Foreign exchange volatility is another important consideration for investors as it is an integral part of the global economy. Volatility across currency pairs has remained relatively subdued based on the JP Morgan Global Volatility Index (see below). Like the others, this index also makes use of short-term expiry options to gauge the overall uncertainty across currency pairs. Understanding the global foreign exchange market can be tricky given the number of levers which can pull a currency, relative to the US dollar (USD), higher or lower. The largest factors which drive foreign exchange (FX) market volatility are inflation rate differentials and interest rate differentials, which can cause a currency to depreciate or appreciate relative to the USD.

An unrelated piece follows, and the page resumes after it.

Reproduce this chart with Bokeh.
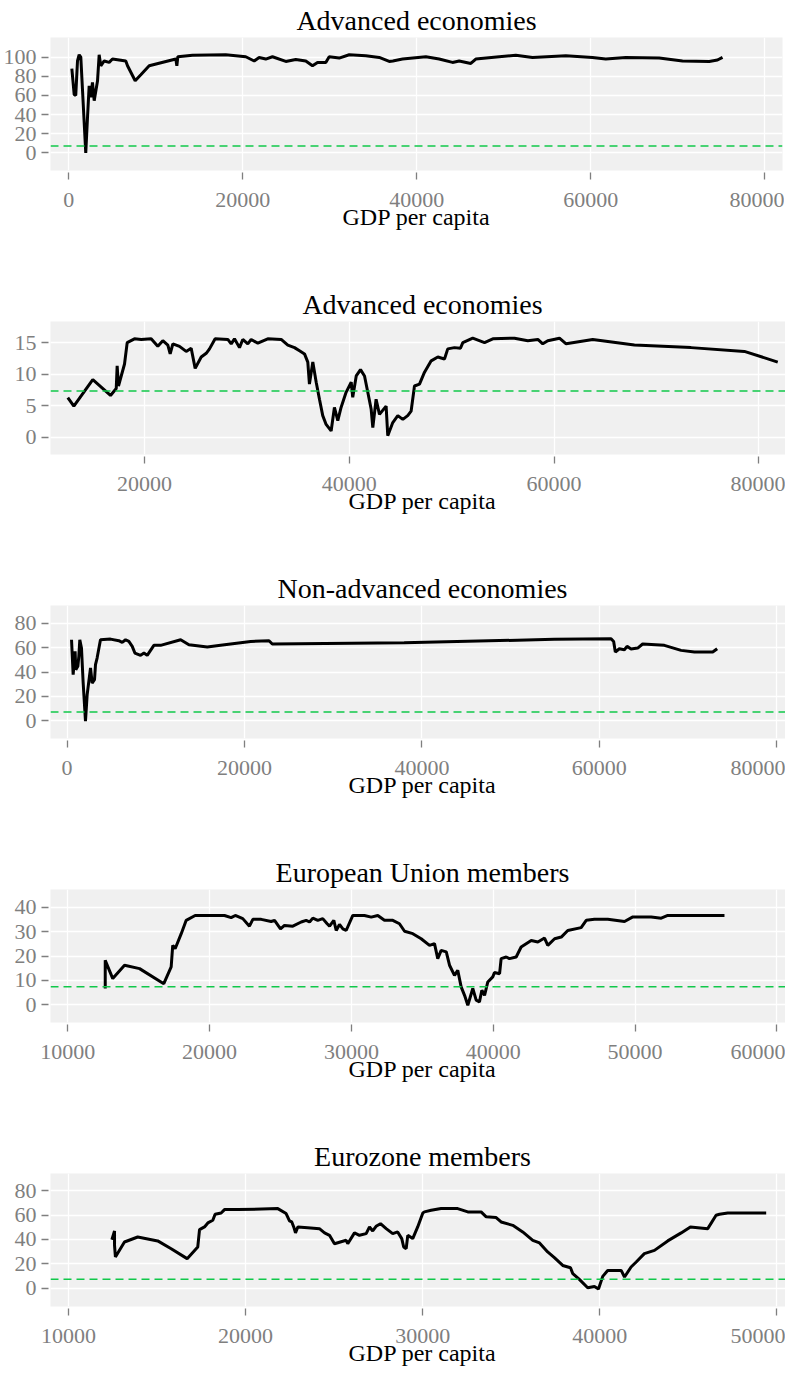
from bokeh.plotting import figure
from bokeh.layouts import column
from bokeh.models import Span, FixedTicker, Range1d, BasicTickFormatter
from bokeh.embed import file_html
from bokeh.resources import INLINE

THRESHOLD = 7.3

# Panel 1: Advanced economies (0-100 scale)
adv1_x = [350, 620, 800, 1000, 1190, 1380, 1950, 2150, 2340, 2530, 2720, 2920, 3300, 3490, 3680,
          4070, 4640, 5020, 5790, 6550, 6750, 7630, 8280, 9240, 12300, 12420, 12530, 14220, 18040,
          20340, 21310, 21880, 22640, 23410, 24940, 26090, 27240, 28010, 28590, 29540, 29930, 31080,
          32230, 34140, 35680, 36830, 37250, 38360, 41040, 42570, 44100, 44870, 46210, 46780, 49470,
          51380, 53300, 57130, 60190, 61720, 64020, 67860, 70540, 73610, 74560, 75140]
adv1_y = [88, 61, 60, 96, 102.5, 100, 0, 37, 70, 58, 73.6, 54.6, 75, 102.5, 91,
          96, 94.5, 98, 97, 96, 91, 75.4, 81.6, 91, 98, 91, 100.4, 102, 102.5,
          100.4, 96, 99.7, 98, 100.4, 95.5, 97.5, 96, 91, 94.5, 94.5, 100.4, 99,
          102.5, 101.4, 99.7, 95.5, 96, 98, 100.4, 98, 94.5, 96, 93.4, 98, 100.4,
          102, 99.7, 101.4, 99.7, 98, 99.7, 99, 96, 95.5, 97, 99.7]

# Panel 2: Advanced economies (0-15 scale)
adv2_x = [12510, 13100, 14950, 16680, 17240, 17330, 17460, 18050, 18310, 19020, 19680, 20650, 21300,
          21790, 22280, 22510, 22770, 23420, 24070, 24560, 24950, 25540, 26030, 26350, 26900, 28140,
          28470, 28790, 29280, 29600, 30090, 30420, 31070, 32040, 33350, 34000, 34650, 35140, 35630,
          35950, 36110, 36440, 36770, 37090, 37410, 37740, 38230, 38550, 38880, 39200, 39690, 40190,
          40340, 40680, 41100, 41490, 41810, 42140, 42300, 42620, 42950, 43600, 43760, 44250, 44740,
          45230, 45710, 46040, 46370, 46860, 47350, 48000, 48650, 49300, 49620, 50270, 50860, 51090,
          52060, 53210, 54020, 56140, 57440, 58420, 58900, 59390, 60530, 61180, 63780, 67850, 73380,
          78590, 81850]
adv2_y = [6.27, 4.9, 9.1, 6.6, 7.7, 11.3, 8.1, 11.6, 15.0, 15.6, 15.5, 15.6, 14.4,
          15.3, 14.6, 13.2, 14.8, 14.4, 13.6, 14.1, 10.9, 12.7, 13.3, 14.0, 15.6, 15.5,
          14.8, 15.6, 14.2, 15.5, 14.8, 15.5, 14.9, 15.6, 15.5, 14.6, 14.2, 13.7, 13.2,
          11.9, 8.4, 11.9, 8.7, 6.0, 3.4, 2.0, 0.96, 4.7, 2.6, 4.7, 7.1, 8.7,
          6.3, 9.7, 10.7, 9.7, 7.1, 4.4, 1.5, 6.0, 3.6, 4.9, 0.2, 2.3, 3.4,
          2.8, 3.4, 4.1, 8.1, 8.4, 10.3, 12.1, 12.7, 12.4, 14.0, 14.2, 14.1, 15.0,
          15.7, 15.0, 15.6, 15.7, 15.3, 15.5, 14.8, 15.3, 15.7, 14.8, 15.5, 14.6, 14.2,
          13.6, 11.9]

# Panel 3: Non-advanced economies
non_x = [497, 680, 900, 980, 1210, 1320, 1430, 1620, 1800, 2070, 2260, 2450, 2640, 2820, 3090, 3200,
         3380, 3760, 4890, 5830, 6210, 6590, 6960, 7340, 7640, 8280, 8660, 9030, 9780, 10540, 12800,
         13730, 15800, 17300, 20690, 22760, 23130, 37990, 54920, 61320, 61610, 61800, 62250, 62820,
         63120, 63570, 64320, 64880, 67330, 69210, 70720, 72780, 73280]
non_y = [66.4, 37.8, 56.9, 41.9, 44.7, 52.8, 66.4, 59.6, 32.4, -0.3, 21.5, 32.4, 43.3, 31, 33.7, 46,
         51.4, 66.4, 66.9, 65.6, 64.2, 66.4, 65, 61, 55.5, 53.6, 55.5, 53.6, 61.8, 61.8, 66.4,
         62.3, 60.4, 61.8, 65, 65.6, 62.9, 63.9, 66.7, 67.2, 65, 56.3, 59, 58.2,
         61, 58.8, 59.6, 62.9, 61.8, 57.7, 56.3, 56.3, 59]

# Panel 4: European Union members
eu_x = [12640, 12640, 13170, 14000, 15060, 16770, 17290, 17400, 17570, 18000, 18350, 18980, 21050,
        21520, 21810, 22340, 22810, 23050, 23640, 24340, 24580, 25000, 25280, 25870, 26460, 26810,
        27050, 27280, 27630, 27980, 28290, 28460, 28760, 28930, 29160, 29400, 29630, 30100, 30920,
        31400, 31860, 32330, 32920, 33390, 33750, 34330, 34920, 35510, 35860, 36090, 36330, 36690,
        36920, 37270, 37500, 37740, 37980, 38210, 38560, 38800, 39030, 39200, 39390, 39620, 39970,
        40090, 40450, 40560, 40920, 41150, 41620, 41970, 42680, 43150, 43620, 43850, 44330, 44800,
        45260, 46200, 46560, 47140, 48080, 49260, 49850, 51140, 51850, 52310, 56310]
eu_y = [6.6, 18.2, 10.7, 16.2, 14.8, 8.6, 15.5, 24.4, 23, 29.2, 34.7, 36.7, 36.7,
        35.8, 36.7, 35.4, 32.3, 35.1, 35.1, 34.2, 34.7, 31.2, 32.6, 32.3, 34, 34.7,
        34, 35.6, 34.7, 35.4, 33.3, 32.3, 34.7, 30.5, 33, 31.2, 30.5, 36.7, 36.7,
        36, 36.7, 34.7, 34.7, 33.3, 30.2, 29.2, 27.1, 24.4, 25.1, 18.9, 22.3, 21.7,
        16.2, 12, 14.1, 7.3, 3.8, -0.3, 6.6, 1.8, 1.1, 5.9, 3.8, 9.3, 11.4,
        13.2, 12.7, 18.9, 19.6, 18.9, 19.6, 23.7, 26.4, 25.8, 27.4, 24.4, 27.1, 27.8,
        30.5, 31.7, 34.7, 35.1, 35.1, 34.2, 36.1, 36.1, 35.6, 36.7, 36.7]

# Panel 5: Eurozone members
ez_x = [12450, 12600, 12600, 12650, 13160, 13910, 15040, 15800, 16700, 17300, 17400, 17680, 17870,
        18150, 18280, 18620, 18810, 19560, 21820, 22290, 22480, 22610, 22720, 22820, 22950, 23510,
        24170, 24460, 24740, 25020, 25680, 25770, 26150, 26430, 26810, 27000, 27180, 27370, 27620,
        27940, 28310, 28590, 28820, 28930, 29070, 29160, 29440, 29720, 30010, 30100, 30480, 31040,
        31980, 32550, 33300, 33590, 34150, 34430, 35090, 35650, 36220, 36600, 37060, 37440, 37910,
        38350, 38480, 38850, 39320, 39700, 39930, 40170, 40450, 41210, 41400, 41770, 42060, 42520,
        43090, 43840, 44600, 45120, 46100, 46570, 46760, 47230, 48170, 49400]
ez_y = [39.8, 47, 35.1, 25.6, 37.9, 42, 38.8, 32.4, 24.2, 33.8, 48.1, 50.3, 53.6,
        55.8, 60.7, 61.8, 64.6, 64.6, 65.4, 61.3, 55.3, 54.4, 50.3, 45.4, 50.3, 49.7,
        48.9, 45.4, 43.4, 36.5, 39.3, 36.5, 45.4, 43.4, 44.8, 50.3, 47, 50.8, 53,
        48.9, 44.8, 46.2, 40.7, 33.8, 32.4, 43.4, 40.7, 50.3, 61.8, 62.7, 64, 65.4,
        65.4, 62.7, 62.7, 58.6, 58, 54.4, 51.6, 46.2, 39.3, 37.1, 29.7, 25, 18.6,
        16.7, 11.8, 7.1, 0.2, 1.3, -0.8, 9.6, 14.5, 14.5, 9.1, 17.3, 21.4, 28.3,
        31, 38.8, 45.4, 50.3, 48.9, 59.9, 60.7, 61.8, 61.8, 61.8]

titles = ["Advanced economies", "Advanced economies", "Non-advanced economies",
          "European Union members", "Eurozone members"]
x_label = "GDP per capita"
x_ticks = [[0, 20000, 40000, 60000, 80000], [20000, 40000, 60000, 80000],
           [0, 20000, 40000, 60000, 80000], [10000, 20000, 30000, 40000, 50000, 60000],
           [10000, 20000, 30000, 40000, 50000]]
y_ticks = [[0, 20, 40, 60, 80, 100], [0, 5, 10, 15], [0, 20, 40, 60, 80],
           [0, 10, 20, 30, 40], [0, 20, 40, 60, 80]]
x_ranges = [(-2103, 82034), (10820, 83486), (-1873, 81997), (8780, 61248), (8984, 50999)]
y_ranges = [(-18.3, 120.5), (-2.78, 18.35), (-14.4, 94.4), (-7.4, 47.4), (-15.2, 94.3)]
series = [(adv1_x, adv1_y), (adv2_x, adv2_y), (non_x, non_y), (eu_x, eu_y), (ez_x, ez_y)]
left_borders = [50, 38, 38, 38, 38]

FONT = "Liberation Serif"
figs = []
for i in range(5):
    left = left_borders[i]
    p = figure(frame_width=784 - left - 2, frame_height=133,
               x_range=Range1d(*x_ranges[i]), y_range=Range1d(*y_ranges[i]),
               output_backend="svg", toolbar_location=None,
               min_border_left=left, min_border_right=2, min_border_top=0, min_border_bottom=0,
               title=titles[i])
    p.background_fill_color = "#f0f0f0"
    p.border_fill_color = "white"
    p.outline_line_color = None
    p.title.align = "center"
    p.title.text_font = FONT
    p.title.text_font_size = "28px"
    p.title.text_font_style = "normal"
    p.title.text_color = "black"
    p.title.standoff = 4
    p.grid.grid_line_color = "white"
    p.grid.grid_line_width = 1.3
    p.xaxis.ticker = FixedTicker(ticks=x_ticks[i])
    p.yaxis.ticker = FixedTicker(ticks=y_ticks[i])
    p.xaxis.formatter = BasicTickFormatter(use_scientific=False)
    for ax in (p.xaxis[0], p.yaxis[0]):
        ax.axis_line_color = None
        ax.major_tick_line_color = "#7f7f7f"
        ax.major_tick_line_width = 1.3
        ax.major_tick_in = -2
        ax.major_tick_out = 9
        ax.minor_tick_line_color = None
        ax.major_label_text_font = FONT
        ax.major_label_text_font_size = "22px"
        ax.major_label_text_color = "#7f7f7f"
    p.yaxis.major_label_standoff = 5
    p.xaxis.major_label_standoff = 13
    p.xaxis.axis_label = x_label
    p.xaxis.axis_label_text_font = FONT
    p.xaxis.axis_label_text_font_size = "24px"
    p.xaxis.axis_label_text_font_style = "normal"
    p.xaxis.axis_label_text_color = "black"
    p.xaxis.axis_label_standoff = -6
    xs, ys = series[i]
    p.line(xs, ys, line_color="black", line_width=3)
    p.add_layout(Span(location=THRESHOLD, dimension="width", line_color="#10c84a",
                      line_dash="8 5", line_width=1.5))
    figs.append(p)

layout = column(*figs, spacing=52)
open("out.html", "w").write(file_html(layout, INLINE))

Another important factor to consider, when it comes to currency volatility, is the movement of capital across borders. Some countries are in different parts of their economic cycles and grow at different rates relative to their peers, for example emerging market countries versus developed markets. If capital can be allocated more efficiently, and therefore earn a higher return, in one country relative to another, the country’s currency will increase in value.
JPM VOLATILITY INDEX
The ever-changing landscape of investment management can result in a number of views on a country’s capital market, which can also lead to currency volatility. The lower FX volatility seen recently is based on a stable USD, more accommodative interest rates and lower volatility in equity markets. This means that the implied volatility has been higher than the realised volatility of most currency pairs. Similarly, it is important to monitor the movement of economic and sentiment indicators of various countries. These indicators have the potential to cause a reallocation of capital which can lead to uncertainty in the global currency market.
Ultimately, it does not matter what asset class or market you are looking at, volatility is an important measurement of risk and should be taken into account when identifying any investment. Various uncertainties and indicators can lead to higher or lower volatility within a specific asset class, which have negative or positive effects on the underlying price of that asset. The above volatility indicators should provide better insight as to how an asset is behaving and how the market’s perception of risk has an impact on the underlying price, and therefore, the value of an asset.